Use S3 storage plugin
This topic describes how to use the S3 storage plugin with the gpbackup and gprestore utilities in Greengage DB.
The S3 storage plugin extends gpbackup and gprestore with the ability to use any S3-compatible storage for backups.
With this plugin, gpbackup can automatically upload Greengage DB backups to Amazon S3 storage or any storage system that supports the S3 (Simple Storage Service) protocol.
Such storage can be provided by a public cloud vendor — such as AWS S3, Wasabi, or Google Cloud Storage in S3-compatibility mode — or deployed on-premises.
Using S3-compatible storage for backups provides scalable, reliable, and efficient data protection. It removes the need to manage local disk capacity, as S3 automatically handles large volumes with built-in redundancy and replication. The S3 plugin also enables parallel data streaming from all segments, improving backup speed, while allowing backups to be managed independently of the database cluster.
During restore, gprestore uses the same plugin to download backup data from S3 storage, providing seamless integration as if the backup files were stored locally.
Access to S3 storage
To use the S3 storage plugin, you must have access to an S3-compatible storage service. The following permissions are required:
-
Upload and delete objects for backup operations.
-
Read (list, open, and download) objects for restore operations.
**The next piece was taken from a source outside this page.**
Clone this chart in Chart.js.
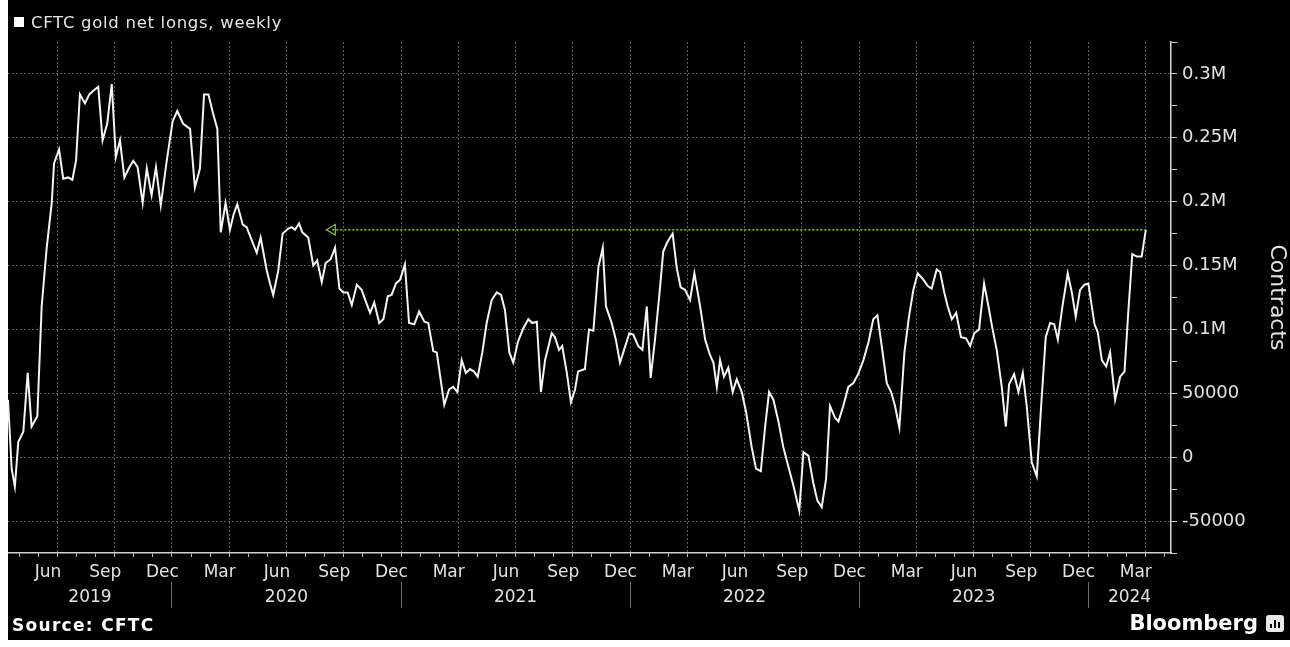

Access credentials are specified in the plugin configuration file that you provide when running gpbackup or gprestore.
Depending on the storage configuration, these credentials can be an AWS access key pair or a temporary access token.
Install the S3 storage plugin
To use the S3 storage plugin, you need to build it from source code and deploy the resulting binary on all cluster hosts. The plugin source code is available in the gpbackup-s3-plugin repository.
Prerequisites
The plugin is written in the Go programming language.
To build it, Go 1.19 or later must be installed on the master host, and the GOPATH environment variable must be defined.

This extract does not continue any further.